Food for Thought

Sugar, diabetes and why the state of our health is not about any one thing. 
Many of the nutrition studies we share with GI News readers are prospective studies. Looking at large groups of people over a period of time (usually many years), the researchers mine the data (rather like gold prospectors) looking for links between diet (e.g., consumption of fruit or vegetables or red meat or whole grains or sugar) and health. What you need to remember when you read (or watch) headline-hitting health stories featuring research findings from such studies is that the correlations or associations they find don’t actually establish causation. Prof David Katz comments on a recent study in Plos One using econometric models of repeated cross-sectional data of the association between sugar intake and diabetes around the world. Here is an edited summary of his Huffington Post piece reproduced with permission. 

Dr David Katz
Dr. David Katz

‘The study itself, published in the journal Plos One, is excellent overall. This kind of ecological evaluation – looking at an association between X and Y at the population level is certainly of some value. But it is absolutely not the “closest thing to causation” – in fact, it is among the least reliable forms of evidence. At the population level, the presence of a Bentley in the driveway, or a high-speed Internet connection in the home, is profoundly associated with reduced likelihood of malaria (or tuberculosis, or leprosy, etc.). This is absolutely not because Bentleys or the Internet protect against leprosy or malaria. Rather, affluent people with expensive cars and high-speed Internet access are much less likely to encounter malaria or leprosy than the poor for reasons having nothing to do with horsepower, or bandwidth.

Fundamentally, Dr Basu’s team found that the greater the availability of daily calories from sugar around the world, the more diabetes. I’m having some trouble figuring out what is supposed to be surprising about this. If people add sugar calories to their diets, they are getting both more sugar, and more calories, and those exposures alone and together are well known to contribute to diabetes risk. If they are adding sugar calories in place of other calories, then the percentage of total daily calories coming from sugar is going up, and the overall quality of diet is going down. Again, this pattern is pretty well linked to diabetes risk (and other chronic disease risk, for that matter) already.
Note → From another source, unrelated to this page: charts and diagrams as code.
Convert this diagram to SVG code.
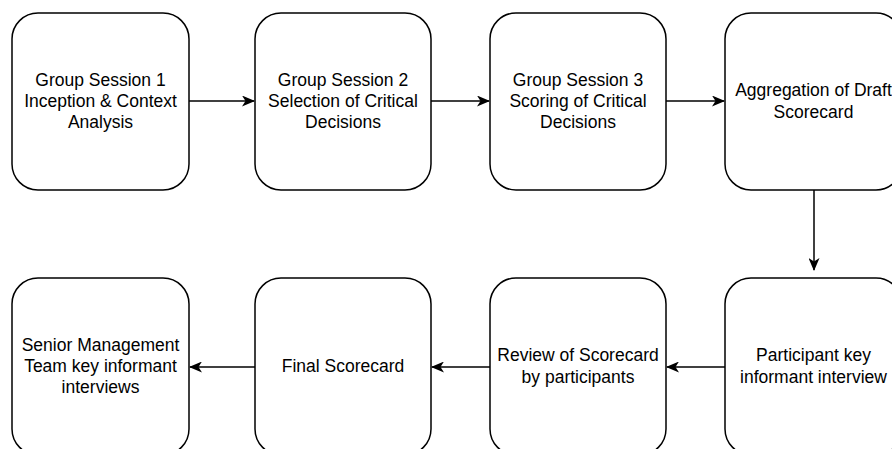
<svg xmlns="http://www.w3.org/2000/svg" width="892" height="449" viewBox="0 0 892 449">
<defs>
<style>
.box{fill:#fff;stroke:#000;stroke-width:1.5}
.lbl{font-family:"Liberation Sans",Arial,sans-serif;font-size:17.5px;fill:#000;text-anchor:middle}
.con{stroke:#000;stroke-width:1.5;fill:none;marker-end:url(#arr)}
</style>
<marker id="arr" viewBox="0 0 13 11" markerWidth="13" markerHeight="11" refX="12" refY="5.5" orient="auto" markerUnits="userSpaceOnUse">
<path d="M0,0 L13,5.5 L0,11 L3.5,5.5 Z" fill="#000"/>
</marker>
</defs>
<rect width="892" height="449" fill="#fff"/>
<g id="connectors">
<line class="con" x1="189" y1="101" x2="254" y2="101"/>
<line class="con" x1="431" y1="101" x2="489" y2="101"/>
<line class="con" x1="666" y1="101" x2="724" y2="101"/>
<line class="con" x1="814" y1="190" x2="814" y2="270"/>
<line class="con" x1="725" y1="367" x2="667" y2="367"/>
<line class="con" x1="490" y1="367" x2="432" y2="367"/>
<line class="con" x1="255" y1="367" x2="190" y2="367"/>
</g>
<g id="n1"><rect class="box" x="12" y="13" width="177" height="177" rx="26"/>
<text class="lbl" x="100.5" y="86">Group Session 1</text><text class="lbl" x="100.5" y="107">Inception &amp; Context</text><text class="lbl" x="100.5" y="128">Analysis</text></g>
<g id="n2"><rect class="box" x="255" y="13" width="176" height="177" rx="26"/>
<text class="lbl" x="343" y="86">Group Session 2</text><text class="lbl" x="343" y="107">Selection of Critical</text><text class="lbl" x="343" y="128">Decisions</text></g>
<g id="n3"><rect class="box" x="490" y="13" width="176" height="177" rx="26"/>
<text class="lbl" x="578" y="86">Group Session 3</text><text class="lbl" x="578" y="107">Scoring of Critical</text><text class="lbl" x="578" y="128">Decisions</text></g>
<g id="n4"><rect class="box" x="725" y="13" width="177" height="177" rx="26"/>
<text class="lbl" x="813.5" y="96">Aggregation of Draft</text><text class="lbl" x="813.5" y="118">Scorecard</text></g>
<g id="n5"><rect class="box" x="725" y="278" width="177" height="177" rx="26"/>
<text class="lbl" x="813.5" y="361">Participant key</text><text class="lbl" x="813.5" y="383">informant interview</text></g>
<g id="n6"><rect class="box" x="490" y="278" width="176" height="177" rx="26"/>
<text class="lbl" x="578" y="361">Review of Scorecard</text><text class="lbl" x="578" y="383">by participants</text></g>
<g id="n7"><rect class="box" x="255" y="278" width="176" height="177" rx="26"/>
<text class="lbl" x="343" y="372">Final Scorecard</text></g>
<g id="n8"><rect class="box" x="12" y="278" width="177" height="177" rx="26"/>
<text class="lbl" x="100.5" y="351">Senior Management</text><text class="lbl" x="100.5" y="372">Team key informant</text><text class="lbl" x="100.5" y="393">interviews</text></g>
</svg>
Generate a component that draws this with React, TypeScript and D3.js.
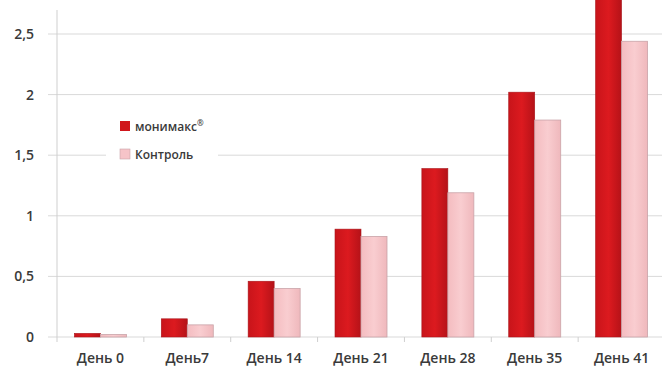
import React from "react";
import * as d3 from "d3";

const categories = ["День 0", "День7", "День 14", "День 21", "День 28", "День 35", "День 41"];
const seriesNames = ["монимакс", "Контроль"];
const monimax = [0.03, 0.15, 0.46, 0.89, 1.39, 2.02, 2.85];
const control = [0.02, 0.1, 0.4, 0.83, 1.19, 1.79, 2.44];
const yTicks = [0, 0.5, 1, 1.5, 2, 2.5];

const W = 662, H = 373;
const left = 57, right = 665, bottom = 337;

export default function App() {
  const x = d3.scaleBand<string>().domain(categories).range([left, right]).paddingInner(0).paddingOuter(0);
  const y = d3.scaleLinear().domain([0, 2.5]).range([bottom, 34]);
  const bw = 26;
  const fmt = (v: number) => String(v).replace(".", ",");
  const font = "'Open Sans', 'Liberation Sans', sans-serif";
  return (
    <svg width={W} height={H} style={{ position: "absolute", left: 0, top: 0, background: "#fff" }}>
      <defs>
        <linearGradient id="gDark" x1="0" x2="1" y1="0" y2="0">
          <stop offset="0" stopColor="#c8141a" />
          <stop offset="0.5" stopColor="#dc1a1f" />
          <stop offset="1" stopColor="#b51218" />
        </linearGradient>
        <linearGradient id="gLight" x1="0" x2="1" y1="0" y2="0">
          <stop offset="0" stopColor="#f4bcc0" />
          <stop offset="0.5" stopColor="#f9cdd0" />
          <stop offset="1" stopColor="#efb8bc" />
        </linearGradient>
      </defs>
      {yTicks.map((t) => (
        <g key={t}>
          <line x1={48} x2={W} y1={y(t)} y2={y(t)} stroke="#d9d9d9" strokeWidth={1} />
          <text x={34} y={y(t)} dy="0.35em" textAnchor="end" fontFamily={font} fontSize={14} fontWeight={600} fill="#3a3a3a">
            {fmt(t)}
          </text>
        </g>
      ))}
      <line x1={left} x2={left} y1={10} y2={bottom + 5} stroke="#cfcfcf" />
      {categories.map((c, i) => (
        <line key={"tk" + i} x1={(x(c) as number) + x.bandwidth()} x2={(x(c) as number) + x.bandwidth()} y1={bottom} y2={bottom + 5} stroke="#cfcfcf" />
      ))}
      {categories.map((c, i) => {
        const cx = (x(c) as number) + x.bandwidth() / 2;
        return (
          <g key={c}>
            <rect x={cx - bw} y={y(monimax[i])} width={bw} height={bottom - y(monimax[i])} fill="url(#gDark)" stroke="#a8161b" strokeWidth={0.6} />
            <rect x={cx} y={y(control[i])} width={bw} height={bottom - y(control[i])} fill="url(#gLight)" stroke="#c9a3a8" strokeWidth={0.8} />
            <text x={cx} y={363} textAnchor="middle" fontFamily={font} fontSize={14} fontWeight={600} fill="#3a3a3a">
              {c}
            </text>
          </g>
        );
      })}
      <g>
        <rect x={106} y={110} width={112} height={56} fill="#fff" />
        <rect x={120} y={121} width={10} height={10} fill="#d0161b" />
        <text x={135} y={127} dy="0.35em" fontFamily={font} fontSize={12} fontWeight={600} fill="#3a3a3a">
          {seriesNames[0]}
          <tspan dy="-5" fontSize={8}>®</tspan>
        </text>
        <rect x={120} y={149} width={10} height={10} fill="#f6c4c8" stroke="#c9a3a8" strokeWidth={0.6} />
        <text x={135} y={155} dy="0.35em" fontFamily={font} fontSize={12} fontWeight={600} fill="#3a3a3a">
          {seriesNames[1]}
        </text>
      </g>
    </svg>
  );
}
To some extent, the Basu study was a self-fulfilling prophecy. It’s true the researchers looked at other associations between diet and diabetes. But consider that one food category was “meat,” which presumably lumped together everything from salmon to salami. Some such “meats” likely defend against diabetes, while others would likely increase risk. Lumped together, nothing much would be visible. Similarly, there was a category of “cereals,” but with no distinction between whole grains and refined starch. Putting everything from steel-cut oats to Cap’n Crunch in one category would not facilitate keen insights. The authors did not look at nuts and seeds, despite numerous studies – including one just published in the Journal of Nutrition – demonstrating that higher intake of walnuts and other nuts is associated with reduced diabetes risk.

Since Dr Basu’s methods involved looking at sugar dose available in the food supply per person per day, and the prevalence of diabetes in the population, there is nothing in the data to prove that those who ate the most sugar were most likely to develop diabetes – although one may infer that. Rather, as countries make more sugar calories available each day (i.e., become more like the US), their populations have more diabetes. Again, this is not terribly surprising.

But it’s more than a little wrong to conclude that since sugar intake contributes to diabetes risk, nothing else matters. In fact, Dr Basu and colleagues state explicitly that increasing sugar availability accounts for roughly one-quarter of the global rise in diabetes rates between 2000 and 2010. This clearly implies that something other than sugar accounts for almost 75 percent of that increase.

The reality, alas, is that the state of our health is not about any one thing. We can cut fat, and get fatter and sicker – by eating more starchy, sugary junk. We can cut carbs by switching from beans to baloney, and get fatter and sicker. And we can cut sugar and consume ever more artificially-sweetened, starchy, fatty junk – and get fatter and sicker. We clearly like little bits of truth we find easy to digest. But none of these is the whole truth, and when bits of truth are mistaken for the whole – they might just as well be falsehoods.’

About Dr David Katz
Known internationally for expertise in nutrition, weight management, and chronic disease prevention, Katz is the founding director of Yale University’s Prevention Research Center. He is the founder and President of the non-profit Turn the Tide Foundation, and a blogger/medical review board member for The Huffington Post.